Eppure Giannini - che firma un editoriale, non un divertissement - imputa al premier di aver piegato a suo uso e consumo le parole del capo dello Stato: «Altro che tirare la giacchetta al presidente della Repubblica: Berlusconi gli ha letteralmente strappato di dosso l’abito di “garante sopra le parti” che la Costituzione gli assegna», scrive impietoso Giannini, strumentalizzando - qui sì - sia il messaggio di Napolitano sia le dichiarazioni del premier. Al quale, en passant, addebita di aver precipitato il Paese in «un simile abisso di irresponsabilità e di cinismo»... addirittura.
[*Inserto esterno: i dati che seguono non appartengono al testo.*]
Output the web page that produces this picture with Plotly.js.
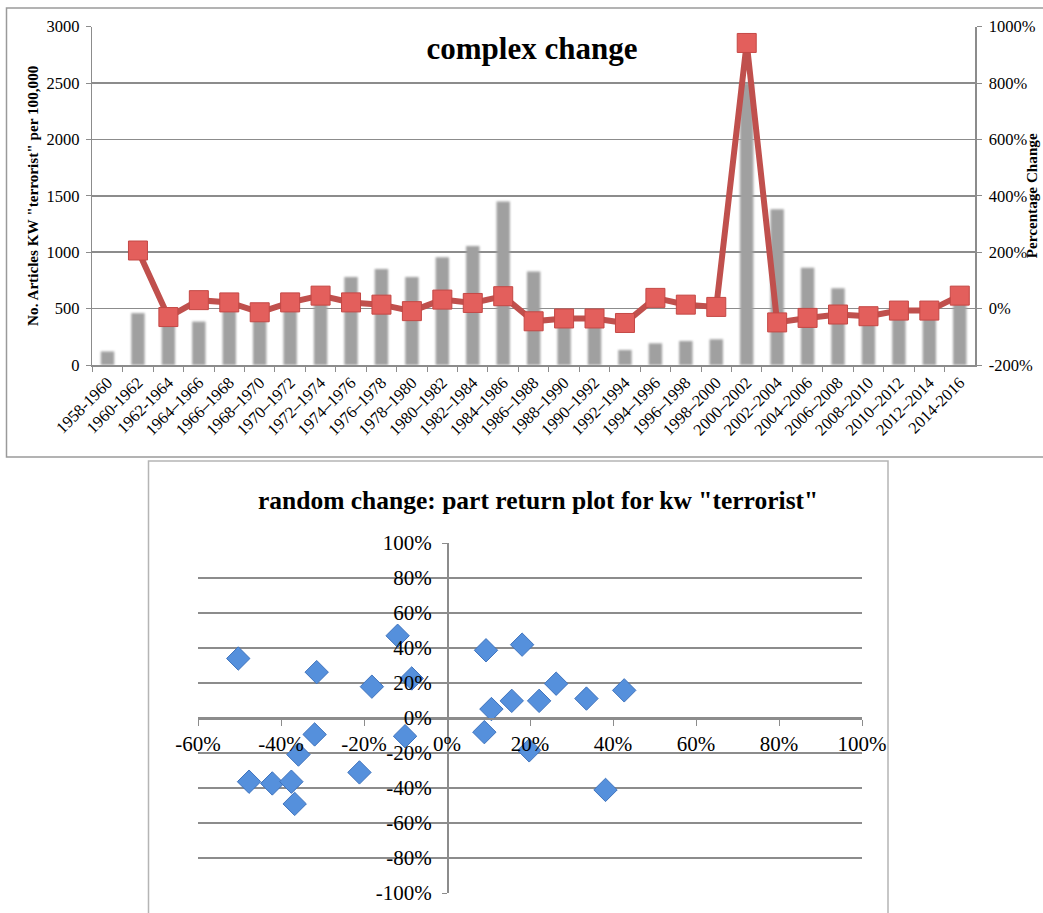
<!DOCTYPE html>
<html>
<head>
<meta charset="utf-8">
<script src="https://cdn.plot.ly/plotly-3.0.1.min.js"></script>
<style>
  html, body { margin: 0; padding: 0; background: #fff; }
  #chart { width: 1043px; height: 913px; }
</style>
</head>
<body>
<div id="chart"></div>
<script>
// ---------- data ----------
const periods = ["1958-1960","1960-1962","1962-1964","1964–1966","1966–1968","1968–1970","1970–1972","1972–1974","1974–1976","1976–1978","1978–1980","1980–1982","1982–1984","1984–1986","1986–1988","1988–1990","1990–1992","1992–1994","1994–1996","1996–1998","1998–2000","2000–2002","2002–2004","2004–2006","2006–2008","2008–2010","2010–2012","2012–2014","2014-2016"];
const articlesPer100k = [120,460,430,385,540,450,530,590,780,850,780,955,1055,1450,830,480,470,133,192,213,228,2500,1380,863,680,430,460,450,580];
const percentChange = [null,206,-30,30,22,-13,22,46,22,14,-9,32,20,44,-45,-35,-35,-51,38,14,6,942,-49,-33,-21,-27,-7,-7,46];

const returnX = [-50.3,-11.9,9.4,18.1,-31.4,-18.1,-8.5,26.3,42.7,15.6,22.2,33.6,10.7,-31.9,-10.1,9.0,-35.8,19.8,-21.1,-47.7,-42.1,-37.5,-36.7,38.2];
const returnY = [34,47,38.7,41.9,26.2,17.9,22.6,19.6,15.8,9.8,9.8,11.1,5.1,-9.4,-10.4,-8.1,-20.9,-18.5,-31.1,-36.4,-37.4,-36.4,-49.1,-41.1];

const returnXTicks = [-60,-40,-20,0,20,40,60,80,100];
const returnXLabels = ["-60%","-40%","-20%","0%","20%","40%","60%","80%","100%"];
const returnYTicks = [-100,-80,-60,-40,-20,0,20,40,60,80,100];
const returnYLabels = ["-100%","-80%","-60%","-40%","-20%","0%","20%","40%","60%","80%","100%"];
const pctTicks = [-200,0,200,400,600,800,1000];
const pctLabels = ["-200%","0%","200%","400%","600%","800%","1000%"];

const topTitle = "complex change";
const bottomTitle = 'random change: part return plot for kw "terrorist"';
const leftAxisTitle = 'No. Articles KW "terrorist" per 100,000';
const rightAxisTitle = 'Percentage Change';

// ---------- layout geometry ----------
const W = 1043, H = 913;
const px = v => v / W;
const py = v => 1 - v / H;
const FONT = "Liberation Serif, Times New Roman, serif";
const GRID = "#8c8c8c";

const topX = [px(92.3), px(975)];
const topY = [py(365), py(26.6)];
const scX = [px(198), px(862)];
const scY = [py(893), py(543)];
const scXRange = [-60, 100];
const scYRange = [-100, 100];

const bars = {
  type: "bar", x: periods, y: articlesPer100k, xaxis: "x", yaxis: "y",
  marker: { color: "#a0a0a0" }, width: 0.44, hoverinfo: "x+y", showlegend: false
};
const line = {
  type: "scatter", mode: "lines+markers", x: periods, y: percentChange,
  xaxis: "x", yaxis: "y2", connectgaps: false, showlegend: false,
  line: { color: "#c0504d", width: 6 },
  marker: { symbol: "square", size: 19, color: "#e35f5c", line: { color: "#c44845", width: 1 } }
};
const pts = {
  type: "scatter", mode: "markers", x: returnX, y: returnY, xaxis: "x3", yaxis: "y3",
  showlegend: false,
  marker: { symbol: "diamond", size: 18, color: "#5590dc", line: { color: "#3f73bd", width: 1 } }
};

const tickFont = { family: FONT, size: 16.5, color: "#000" };
const scFont = { family: FONT, size: 21, color: "#000" };
const layout = {
  width: W, height: H,
  margin: { l: 0, r: 0, t: 0, b: 0 },
  paper_bgcolor: "#fff", plot_bgcolor: "rgba(0,0,0,0)",
  font: { family: FONT, color: "#000" },
  showlegend: false,
  title: { text: topTitle, x: px(532), y: py(48), xanchor: "center", yanchor: "middle",
           font: { family: FONT, size: 31, weight: "bold", color: "#000" } },
  xaxis: {
    domain: topX, anchor: "y", type: "category", range: [-0.5, periods.length - 0.5],
    tickson: "boundaries", ticks: "outside", ticklen: 5, tickcolor: GRID,
    showline: true, linecolor: GRID, linewidth: 1.5, showgrid: false,
    tickangle: -45, tickfont: tickFont
  },
  yaxis: {
    domain: topY, anchor: "x", range: [0, 3000], dtick: 500,
    showgrid: true, gridcolor: GRID, gridwidth: 1.5, zeroline: false,
    showline: true, linecolor: GRID, linewidth: 1.5, ticks: "outside", ticklen: 5, tickcolor: GRID,
    tickfont: tickFont, ticklabelstandoff: 3,
    title: { text: leftAxisTitle, standoff: 4, font: { family: FONT, size: 15.2, weight: "bold", color: "#000" } }
  },
  yaxis2: {
    overlaying: "y", side: "right", anchor: "x", range: [-200, 1000],
    tickvals: pctTicks, ticktext: pctLabels,
    showgrid: false, zeroline: false,
    showline: true, linecolor: GRID, linewidth: 1.5, ticks: "outside", ticklen: 5, tickcolor: GRID,
    tickfont: tickFont, ticklabelstandoff: 4
  },
  xaxis3: {
    domain: scX, range: scXRange, tickvals: returnXTicks, ticktext: returnXLabels, anchor: "free",
    position: scY[0] + (0 - scYRange[0]) / (scYRange[1] - scYRange[0]) * (scY[1] - scY[0]),
    showgrid: false, zeroline: false, showline: true, linecolor: GRID, linewidth: 1.5,
    ticks: "outside", ticklen: 6, tickcolor: GRID,
    tickfont: scFont
  },
  yaxis3: {
    domain: scY, range: scYRange, tickvals: returnYTicks, ticktext: returnYLabels, anchor: "free",
    position: scX[0] + (0 - scXRange[0]) / (scXRange[1] - scXRange[0]) * (scX[1] - scX[0]),
    showgrid: true, gridcolor: GRID, gridwidth: 1.5, zeroline: false,
    showline: true, linecolor: GRID, linewidth: 1.5, ticks: "outside", ticklen: 5, tickcolor: GRID,
    tickfont: scFont, ticklabelstandoff: 6
  },
  annotations: [{
    text: bottomTitle, xref: "paper", yref: "paper", x: px(538), y: py(500),
    xanchor: "center", yanchor: "middle", showarrow: false,
    font: { family: FONT, size: 25.5, weight: "bold", color: "#000" }
  }, {
    text: rightAxisTitle, xref: "paper", yref: "paper", x: px(1042), y: (topY[0] + topY[1]) / 2,
    xanchor: "right", yanchor: "middle", showarrow: false, textangle: -90,
    font: { family: FONT, size: 15.2, weight: "bold", color: "#000" }
  }],
  shapes: [
    { type: "rect", xref: "paper", yref: "paper", x0: px(6.5), x1: px(1060), y0: py(457), y1: py(8),
      line: { color: "#9a9a9a", width: 1.5 }, fillcolor: "rgba(0,0,0,0)", layer: "below" },
    { type: "rect", xref: "paper", yref: "paper", x0: px(148.5), x1: px(888), y0: py(940), y1: py(461),
      line: { color: "#b5b5b5", width: 1.5 }, fillcolor: "rgba(0,0,0,0)", layer: "below" }
  ]
};

Plotly.newPlot("chart", [bars, line, pts], layout, { displayModeBar: false, staticPlot: true }).then(() => {
  document.querySelectorAll(".barlayer .point path").forEach(p => { p.style.filter = "blur(1.2px)"; });
});
</script>
</body>
</html>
Proprio lui. Proprio Massimo Giannini. Il quale, en passant, due giorni fa è stato sonoramente smentito con una nota ufficiale dallo stesso presidente della Repubblica (un caso pressoché unico a memoria di giornalista) dopo il suo articolo «retroscenato» che attribuiva a Napolitano la volontà di non firmare il decreto sull’articolo 18. «È priva di fondamento l’indiscrezione di stampa secondo la quale il presidente della Repubblica avrebbe già assunto un orientamento a proposito della promulgazione del disegno di legge 1167-B approvato dal Parlamento», ha fatto sapere il Quirinale, respingendo «ogni condizionamento che si tenda a esercitare nei suoi confronti anche attraverso scoop giornalistici». Fuori dal doveroso linguaggio istituzionale, Napolitano ha detto a Repubblica e al suo vicedirettore Giannini: «Smettetela di tirarmi per la giacca e non ditemi cosa devo fare inventandovi scenari fantasiosi, grazie».
Grazie a Lei, presidente. A proposito di smentite. Ieri l’ennesima. Repubblica ha scritto che Napolitano avrebbe interrotto la cena durante il suo viaggio di Stato in Siria quando ha saputo dei commenti di Berlusconi sulla vicenda di Trani. «Un giornale ha scritto che mi sarei alzato, allarmato, da tavola per le dichiarazioni fatte in Italia. Io mi sono alzato quando ho finito di cenare», si è premurato di far sapere a Repubblica Napolitano. Che, tradotto, significa: «Lasciatemi in pace e imparate a stare a tavola, maleducati».
E male informati, anche.

Già alcuni giorni fa, prima ancora che scoppiasse tutta la canea, il Quirinale aveva gentilmente invitato Repubblica a moderare la dose di spericolatezza nella ricostruzione delle (supposte) posizioni del presidente Napolitano sui temi della giustizia. Notoriamente molto scivolosi.
Come le gaffe sulle quali, ogni tanto, incappa il quotidiano di Ezio Mauro. E più spesso il suo vicedirettore. Che a volte si rivela o uno sprovveduto, o di un «cinismo assoluto».